L'image dit : "Cette situation est vraie, elle a existé puisqu'un appareil photo l'a enregistrée", mais tout dans l'attitude des personnages dément leur co-présence.

Koen Wessing, "Moldavie", 1992.

De même, la force extraordinaire de certains portraits réside dans le fait que le photographe a réussi à capturer le bref moment où, derrière le masque social du modèle, transparaît la complexité surprenante d'une personne et se devine, sans qu'on puisse clairement l'analyser, la multitude de ses expériences.
 
Richard Avedon, "Marilyn Monroe, actrice, New York, 6 mai1957".

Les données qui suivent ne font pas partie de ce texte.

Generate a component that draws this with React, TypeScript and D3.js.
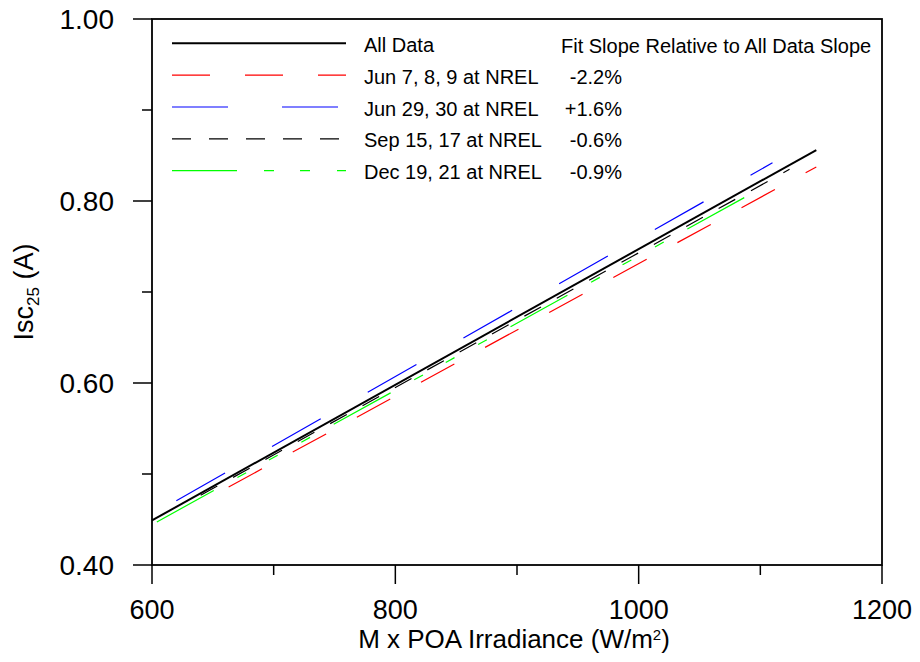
import React from "react";
import * as d3 from "d3";

const seriesNames = [
  "All Data",
  "Jun 7, 8, 9 at NREL",
  "Jun 29, 30 at NREL",
  "Sep 15, 17 at NREL",
  "Dec 19, 21 at NREL",
];
const slopeLabels = ["", "-2.2%", "+1.6%", "-0.6%", "-0.9%"];
const xStart = [600, 663, 620, 640, 604];
const xEnd = [1146, 1146, 1110, 1124, 1103];
const yStart = [0.449, 0.4857, 0.4707, 0.4766, 0.4473];
const yEnd = [0.856, 0.8374, 0.842, 0.8348, 0.8157];

const xMajor = [600, 800, 1000, 1200];
const xMinor = [700, 900, 1100];
const yMajor = [0.4, 0.6, 0.8, 1.0];
const yMinor = [0.5, 0.7, 0.9];

const colors = ["#000000", "#ff0000", "#0000ff", "#000000", "#00ff00"];
const dashes = ["none", "38,35", "56,54", "19,18", "65,27,10,26,10,27,10,27"];
const widths = [2, 1.2, 1.2, 1.2, 1.2];

const FONT = "Arial, 'Liberation Sans', sans-serif";

export default function App() {
  const W = 920,
    H = 662;
  const L = 152,
    R = 882,
    T = 19,
    B = 565;
  const x = d3.scaleLinear().domain([600, 1200]).range([L, R]);
  const y = d3.scaleLinear().domain([0.4, 1.0]).range([B, T]);
  const line = d3
    .line<[number, number]>()
    .x((d) => x(d[0]))
    .y((d) => y(d[1]));

  const order = [1, 2, 3, 4, 0];
  const legendY = (i: number) => 43.3 + i * 31.85;

  return (
    <svg
      width={W}
      height={H}
      style={{ position: "absolute", left: 0, top: 0, background: "#fff" }}
      fontFamily={FONT}
    >
      <rect x={0} y={0} width={W} height={H} fill="#fff" />
      {/* series */}
      {order.map((i) => (
        <path
          key={"s" + i}
          d={line([
            [xStart[i], yStart[i]],
            [xEnd[i], yEnd[i]],
          ]) as string}
          fill="none"
          stroke={colors[i]}
          strokeWidth={widths[i]}
          strokeDasharray={dashes[i]}
        />
      ))}
      {/* frame */}
      <rect x={L} y={T} width={R - L} height={B - T} fill="none" stroke="#000" strokeWidth={1.8} />
      {/* y ticks */}
      {yMajor.map((v) => (
        <g key={"ym" + v}>
          <line x1={L - 19} x2={L} y1={y(v)} y2={y(v)} stroke="#000" strokeWidth={1.5} />
          <text x={114} y={y(v)} dy="0.36em" textAnchor="end" fontSize={28}>
            {d3.format(".2f")(v)}
          </text>
        </g>
      ))}
      {yMinor.map((v) => (
        <line key={"yn" + v} x1={L - 10} x2={L} y1={y(v)} y2={y(v)} stroke="#000" strokeWidth={1.5} />
      ))}
      {/* x ticks */}
      {xMajor.map((v) => (
        <g key={"xm" + v}>
          <line x1={x(v)} x2={x(v)} y1={B} y2={B + 19} stroke="#000" strokeWidth={1.5} />
          <text x={x(v)} y={619} textAnchor="middle" fontSize={27}>
            {v}
          </text>
        </g>
      ))}
      {xMinor.map((v) => (
        <line key={"xn" + v} x1={x(v)} x2={x(v)} y1={B} y2={B + 10} stroke="#000" strokeWidth={1.5} />
      ))}
      {/* axis titles */}
      <text x={(L + R) / 2 - 3} y={648} textAnchor="middle" fontSize={26}>
        M x POA Irradiance (W/m
        <tspan fontSize={15} dy={-8}>
          2
        </tspan>
        <tspan dy={8}>)</tspan>
      </text>
      <text
        transform={`translate(33,${(T + B) / 2}) rotate(-90)`}
        textAnchor="middle"
        fontSize={27}
      >
        Isc
        <tspan fontSize={17} dy={6}>
          25
        </tspan>
        <tspan dy={-6}> (A)</tspan>
      </text>
      {/* legend */}
      {seriesNames.map((name, i) => (
        <g key={"lg" + i}>
          <line
            x1={172}
            x2={346}
            y1={legendY(i)}
            y2={legendY(i)}
            stroke={colors[i]}
            strokeWidth={widths[i]}
            strokeDasharray={dashes[i]}
          />
          <text x={364} y={legendY(i) + 8.5} fontSize={20}>
            {name}
          </text>
          {slopeLabels[i] && (
            <text x={622} y={legendY(i) + 8.5} textAnchor="end" fontSize={20}>
              {slopeLabels[i]}
            </text>
          )}
        </g>
      ))}
      <text x={561} y={legendY(0) + 9.5} fontSize={20}>
        Fit Slope Relative to All Data Slope
      </text>
    </svg>
  );
}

Richard Avedon, "William Casby, né esclave", 1963.
 
La photo, lorsqu'elle réussit ces tours de force ébranle nos certitudes et nous permet de découvrir une "réalité" bien plus complexe que la version schématique que nous en avions à priori. Elle crée une "discrépance", une vibration cognitive entre ce que nous nous attendions à voir du monde et ce qu'elle nous oblige à constater. 
Cette vibration, cet effet de surprise à la fois troublant et tonique, consiste en un court-circuit identique à celui qui est à l'origine des idées nouvelles. Elle constitue l'une des sources de l’expérience esthétique que la photographie est capable de susciter et, probablement, une source qu'elle ne partage avec aucun autre medium.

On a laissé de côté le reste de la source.